• _Problem details_: Pictures stay out. Extract the lines below from the first one through the line with "27, 13, 13, 12, 18, 20, 45, 36, 30, 25, 30]", both included.

Entries with chart source code
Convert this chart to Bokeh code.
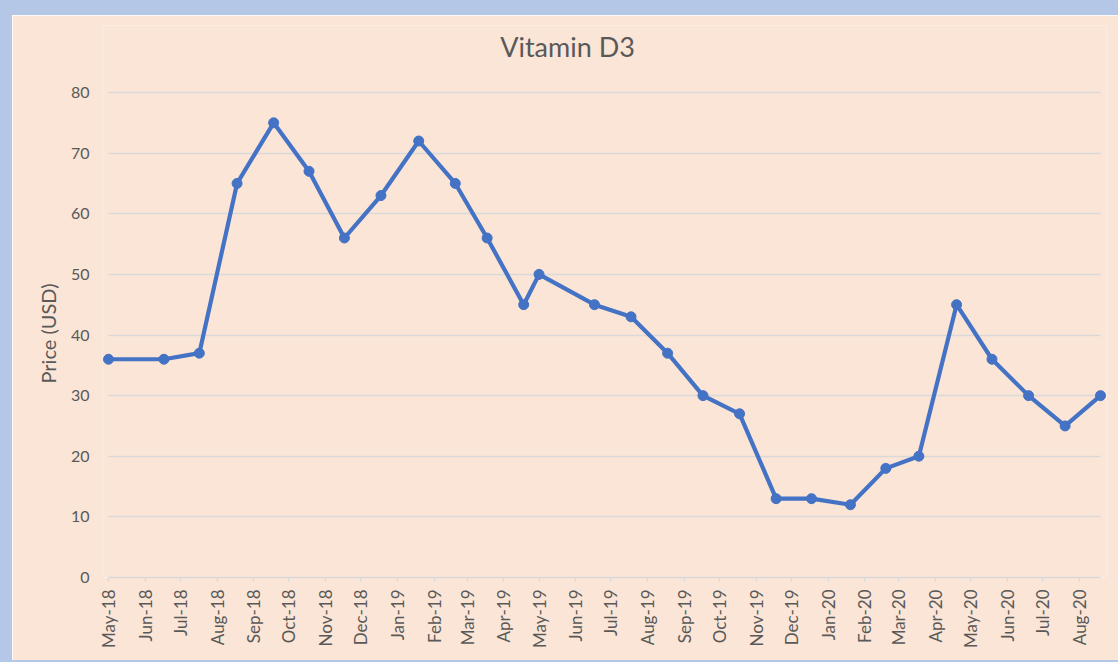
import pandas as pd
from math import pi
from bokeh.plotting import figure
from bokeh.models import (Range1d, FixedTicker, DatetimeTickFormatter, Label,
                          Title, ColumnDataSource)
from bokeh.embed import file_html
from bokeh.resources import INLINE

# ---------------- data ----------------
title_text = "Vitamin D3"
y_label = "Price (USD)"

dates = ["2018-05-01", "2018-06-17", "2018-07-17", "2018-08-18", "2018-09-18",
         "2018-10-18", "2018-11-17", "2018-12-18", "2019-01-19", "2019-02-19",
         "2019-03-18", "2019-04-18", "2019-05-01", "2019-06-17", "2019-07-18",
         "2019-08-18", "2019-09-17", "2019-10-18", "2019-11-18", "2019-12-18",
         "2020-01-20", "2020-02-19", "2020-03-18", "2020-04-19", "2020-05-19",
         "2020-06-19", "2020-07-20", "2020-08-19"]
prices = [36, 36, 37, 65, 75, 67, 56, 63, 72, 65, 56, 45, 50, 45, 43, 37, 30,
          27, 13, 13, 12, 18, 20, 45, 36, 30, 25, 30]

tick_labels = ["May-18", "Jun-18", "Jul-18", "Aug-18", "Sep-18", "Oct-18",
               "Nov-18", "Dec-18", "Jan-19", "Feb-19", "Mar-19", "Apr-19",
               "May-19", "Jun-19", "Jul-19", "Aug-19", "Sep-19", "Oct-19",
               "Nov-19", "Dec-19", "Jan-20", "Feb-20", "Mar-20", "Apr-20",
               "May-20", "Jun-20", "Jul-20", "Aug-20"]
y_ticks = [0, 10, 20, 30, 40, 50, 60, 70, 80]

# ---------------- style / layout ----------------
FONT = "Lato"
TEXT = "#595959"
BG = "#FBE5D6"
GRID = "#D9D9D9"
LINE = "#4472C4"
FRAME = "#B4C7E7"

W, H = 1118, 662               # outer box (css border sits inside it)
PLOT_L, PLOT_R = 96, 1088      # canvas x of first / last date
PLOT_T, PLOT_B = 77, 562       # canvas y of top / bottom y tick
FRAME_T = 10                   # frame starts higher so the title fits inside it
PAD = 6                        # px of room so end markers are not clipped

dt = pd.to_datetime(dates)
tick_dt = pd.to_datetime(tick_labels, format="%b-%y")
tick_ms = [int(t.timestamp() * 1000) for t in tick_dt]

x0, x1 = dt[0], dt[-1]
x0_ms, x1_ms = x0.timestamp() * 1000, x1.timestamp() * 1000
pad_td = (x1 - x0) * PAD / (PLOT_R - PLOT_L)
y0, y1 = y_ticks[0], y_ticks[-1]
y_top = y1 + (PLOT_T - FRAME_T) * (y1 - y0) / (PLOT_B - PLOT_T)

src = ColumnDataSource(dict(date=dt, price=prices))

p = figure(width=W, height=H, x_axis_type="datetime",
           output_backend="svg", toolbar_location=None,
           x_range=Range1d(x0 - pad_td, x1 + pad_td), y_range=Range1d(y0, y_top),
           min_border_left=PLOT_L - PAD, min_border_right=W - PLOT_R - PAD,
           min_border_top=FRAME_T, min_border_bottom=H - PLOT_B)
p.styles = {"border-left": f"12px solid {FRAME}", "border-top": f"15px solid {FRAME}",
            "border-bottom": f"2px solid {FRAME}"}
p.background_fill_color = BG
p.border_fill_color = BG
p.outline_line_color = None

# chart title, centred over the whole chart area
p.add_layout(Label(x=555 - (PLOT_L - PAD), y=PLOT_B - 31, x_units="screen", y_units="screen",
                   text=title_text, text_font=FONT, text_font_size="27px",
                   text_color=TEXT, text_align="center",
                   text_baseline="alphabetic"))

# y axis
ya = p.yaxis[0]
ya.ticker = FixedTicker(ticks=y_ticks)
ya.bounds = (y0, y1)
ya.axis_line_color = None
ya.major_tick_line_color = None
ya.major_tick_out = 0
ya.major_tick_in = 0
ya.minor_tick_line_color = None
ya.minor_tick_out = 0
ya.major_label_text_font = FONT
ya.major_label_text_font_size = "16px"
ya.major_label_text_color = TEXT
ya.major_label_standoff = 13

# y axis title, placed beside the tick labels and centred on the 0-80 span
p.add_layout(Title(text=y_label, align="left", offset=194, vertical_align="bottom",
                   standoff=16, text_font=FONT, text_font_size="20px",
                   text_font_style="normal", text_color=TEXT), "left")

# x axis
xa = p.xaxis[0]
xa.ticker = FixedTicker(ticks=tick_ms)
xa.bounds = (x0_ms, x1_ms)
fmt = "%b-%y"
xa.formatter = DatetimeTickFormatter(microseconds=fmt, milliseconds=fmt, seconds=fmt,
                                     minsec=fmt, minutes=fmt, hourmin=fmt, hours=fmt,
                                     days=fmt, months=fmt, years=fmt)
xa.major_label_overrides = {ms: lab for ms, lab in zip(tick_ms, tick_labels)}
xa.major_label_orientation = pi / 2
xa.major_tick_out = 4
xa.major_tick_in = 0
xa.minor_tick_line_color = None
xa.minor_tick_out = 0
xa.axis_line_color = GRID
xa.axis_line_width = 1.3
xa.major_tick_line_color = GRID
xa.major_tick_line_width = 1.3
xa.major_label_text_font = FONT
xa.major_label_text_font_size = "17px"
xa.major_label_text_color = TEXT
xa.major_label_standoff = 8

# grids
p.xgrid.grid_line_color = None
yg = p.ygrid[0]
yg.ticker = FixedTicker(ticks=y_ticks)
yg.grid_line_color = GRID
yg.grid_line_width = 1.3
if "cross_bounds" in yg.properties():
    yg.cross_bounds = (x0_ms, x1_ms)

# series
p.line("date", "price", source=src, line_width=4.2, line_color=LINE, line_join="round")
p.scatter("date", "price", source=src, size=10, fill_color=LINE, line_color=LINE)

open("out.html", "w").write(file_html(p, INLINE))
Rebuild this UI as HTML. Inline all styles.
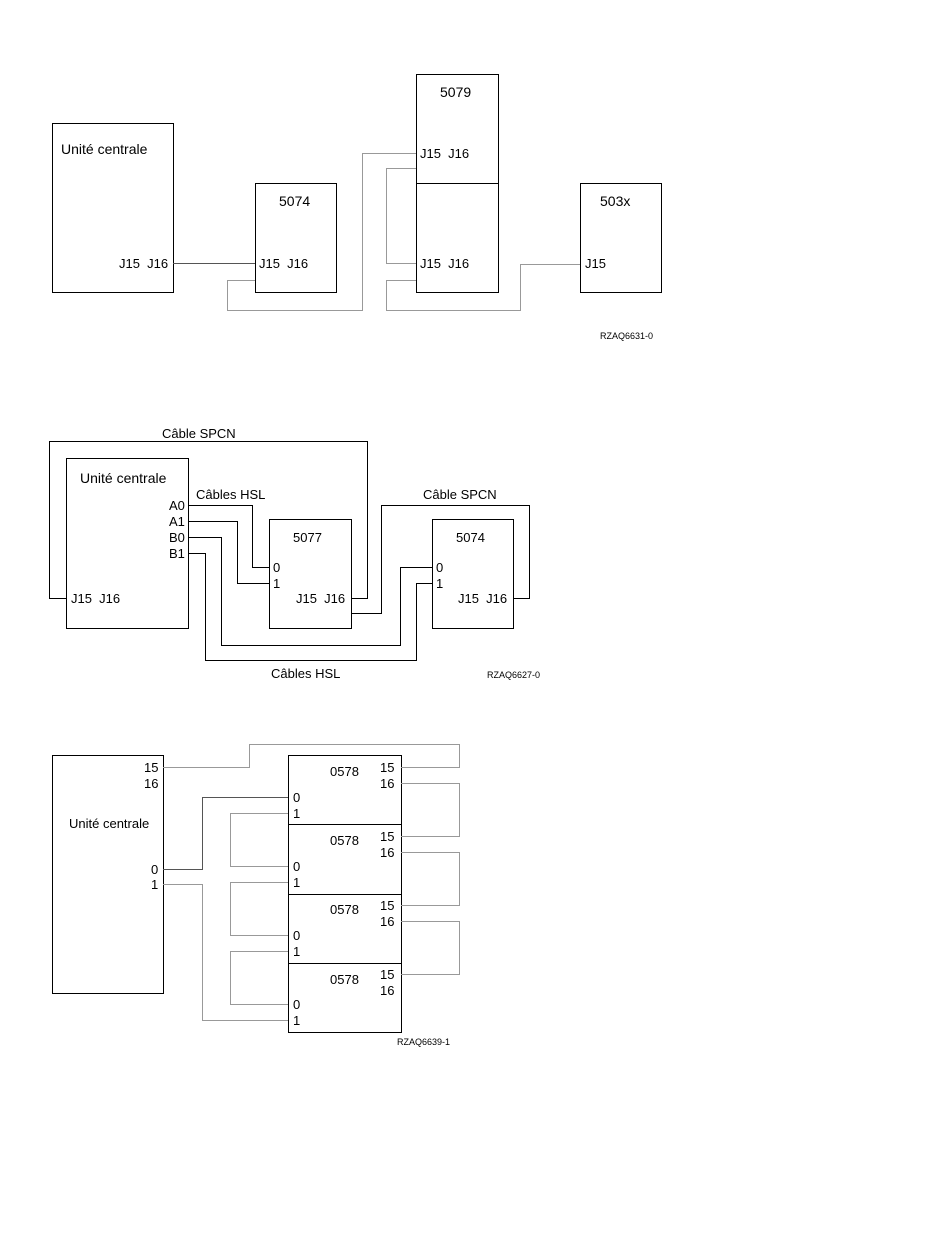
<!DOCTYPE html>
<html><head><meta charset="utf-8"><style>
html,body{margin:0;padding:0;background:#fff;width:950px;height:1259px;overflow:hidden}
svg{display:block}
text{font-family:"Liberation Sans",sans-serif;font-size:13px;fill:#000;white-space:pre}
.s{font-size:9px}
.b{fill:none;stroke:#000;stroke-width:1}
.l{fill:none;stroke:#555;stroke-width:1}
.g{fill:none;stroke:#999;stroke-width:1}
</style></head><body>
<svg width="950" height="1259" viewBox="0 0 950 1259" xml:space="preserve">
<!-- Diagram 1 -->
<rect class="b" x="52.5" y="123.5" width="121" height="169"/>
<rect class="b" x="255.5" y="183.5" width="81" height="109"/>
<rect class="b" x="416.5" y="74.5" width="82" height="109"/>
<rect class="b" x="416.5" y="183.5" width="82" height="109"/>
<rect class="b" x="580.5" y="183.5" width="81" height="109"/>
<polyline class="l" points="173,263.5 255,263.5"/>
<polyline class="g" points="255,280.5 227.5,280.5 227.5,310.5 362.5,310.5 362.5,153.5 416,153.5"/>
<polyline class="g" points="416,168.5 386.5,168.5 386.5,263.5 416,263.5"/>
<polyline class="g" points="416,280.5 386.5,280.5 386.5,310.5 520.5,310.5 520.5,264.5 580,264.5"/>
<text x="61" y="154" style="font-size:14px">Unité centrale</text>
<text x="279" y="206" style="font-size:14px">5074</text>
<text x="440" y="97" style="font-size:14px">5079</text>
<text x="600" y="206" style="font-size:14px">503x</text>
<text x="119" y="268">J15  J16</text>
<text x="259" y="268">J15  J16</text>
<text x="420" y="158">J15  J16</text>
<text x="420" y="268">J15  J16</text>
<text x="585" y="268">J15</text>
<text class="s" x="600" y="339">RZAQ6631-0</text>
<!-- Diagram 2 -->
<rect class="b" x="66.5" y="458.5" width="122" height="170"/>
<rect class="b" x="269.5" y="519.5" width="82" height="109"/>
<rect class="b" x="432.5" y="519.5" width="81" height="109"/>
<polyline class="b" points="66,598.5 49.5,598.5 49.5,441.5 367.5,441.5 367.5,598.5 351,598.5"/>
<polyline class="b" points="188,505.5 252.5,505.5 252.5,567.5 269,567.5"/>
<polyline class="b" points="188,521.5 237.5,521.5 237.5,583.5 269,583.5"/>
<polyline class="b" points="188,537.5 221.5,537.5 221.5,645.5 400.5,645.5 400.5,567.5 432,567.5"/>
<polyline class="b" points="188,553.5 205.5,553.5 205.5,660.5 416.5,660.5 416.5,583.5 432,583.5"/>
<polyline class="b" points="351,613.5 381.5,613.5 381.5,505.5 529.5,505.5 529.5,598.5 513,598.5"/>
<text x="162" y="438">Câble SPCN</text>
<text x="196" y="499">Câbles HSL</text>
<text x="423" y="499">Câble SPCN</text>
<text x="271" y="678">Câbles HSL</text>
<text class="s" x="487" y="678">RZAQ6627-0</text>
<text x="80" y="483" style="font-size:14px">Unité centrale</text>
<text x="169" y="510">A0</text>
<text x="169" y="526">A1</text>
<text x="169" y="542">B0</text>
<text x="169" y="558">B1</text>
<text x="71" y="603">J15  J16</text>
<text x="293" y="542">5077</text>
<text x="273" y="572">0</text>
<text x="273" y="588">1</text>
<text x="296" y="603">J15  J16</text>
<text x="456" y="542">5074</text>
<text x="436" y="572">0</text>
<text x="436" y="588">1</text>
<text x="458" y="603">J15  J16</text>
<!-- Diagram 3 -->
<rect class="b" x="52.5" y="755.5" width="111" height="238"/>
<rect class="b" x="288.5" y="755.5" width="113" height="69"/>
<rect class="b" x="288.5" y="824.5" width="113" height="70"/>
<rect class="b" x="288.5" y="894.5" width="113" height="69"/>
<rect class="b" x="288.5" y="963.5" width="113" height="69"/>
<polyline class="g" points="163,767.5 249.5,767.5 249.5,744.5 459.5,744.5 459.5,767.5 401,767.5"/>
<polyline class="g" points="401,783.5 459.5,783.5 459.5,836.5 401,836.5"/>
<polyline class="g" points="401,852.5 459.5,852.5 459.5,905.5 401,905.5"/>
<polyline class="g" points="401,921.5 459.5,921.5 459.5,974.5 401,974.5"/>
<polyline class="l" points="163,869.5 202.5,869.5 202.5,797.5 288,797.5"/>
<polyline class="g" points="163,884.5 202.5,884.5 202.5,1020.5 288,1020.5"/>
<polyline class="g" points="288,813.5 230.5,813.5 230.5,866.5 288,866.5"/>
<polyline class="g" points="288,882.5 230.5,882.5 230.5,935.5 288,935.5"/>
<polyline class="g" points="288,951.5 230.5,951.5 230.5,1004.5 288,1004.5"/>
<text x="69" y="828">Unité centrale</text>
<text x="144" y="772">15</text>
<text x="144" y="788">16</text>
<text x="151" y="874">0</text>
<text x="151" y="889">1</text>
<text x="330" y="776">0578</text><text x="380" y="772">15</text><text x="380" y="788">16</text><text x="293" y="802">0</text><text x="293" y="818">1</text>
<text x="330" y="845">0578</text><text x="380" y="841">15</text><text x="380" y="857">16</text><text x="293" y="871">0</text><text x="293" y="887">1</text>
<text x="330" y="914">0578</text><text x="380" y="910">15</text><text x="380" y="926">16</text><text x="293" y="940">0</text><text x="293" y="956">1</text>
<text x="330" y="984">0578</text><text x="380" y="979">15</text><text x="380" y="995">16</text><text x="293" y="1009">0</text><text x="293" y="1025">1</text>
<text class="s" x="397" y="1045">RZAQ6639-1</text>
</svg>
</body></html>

• _The reply_:
Convert this chart to Bokeh code.
import pandas as pd
from math import pi
from bokeh.plotting import figure
from bokeh.models import (Range1d, FixedTicker, DatetimeTickFormatter, Label,
                          Title, ColumnDataSource)
from bokeh.embed import file_html
from bokeh.resources import INLINE

# ---------------- data ----------------
title_text = "Vitamin D3"
y_label = "Price (USD)"

dates = ["2018-05-01", "2018-06-17", "2018-07-17", "2018-08-18", "2018-09-18",
         "2018-10-18", "2018-11-17", "2018-12-18", "2019-01-19", "2019-02-19",
         "2019-03-18", "2019-04-18", "2019-05-01", "2019-06-17", "2019-07-18",
         "2019-08-18", "2019-09-17", "2019-10-18", "2019-11-18", "2019-12-18",
         "2020-01-20", "2020-02-19", "2020-03-18", "2020-04-19", "2020-05-19",
         "2020-06-19", "2020-07-20", "2020-08-19"]
prices = [36, 36, 37, 65, 75, 67, 56, 63, 72, 65, 56, 45, 50, 45, 43, 37, 30,
          27, 13, 13, 12, 18, 20, 45, 36, 30, 25, 30]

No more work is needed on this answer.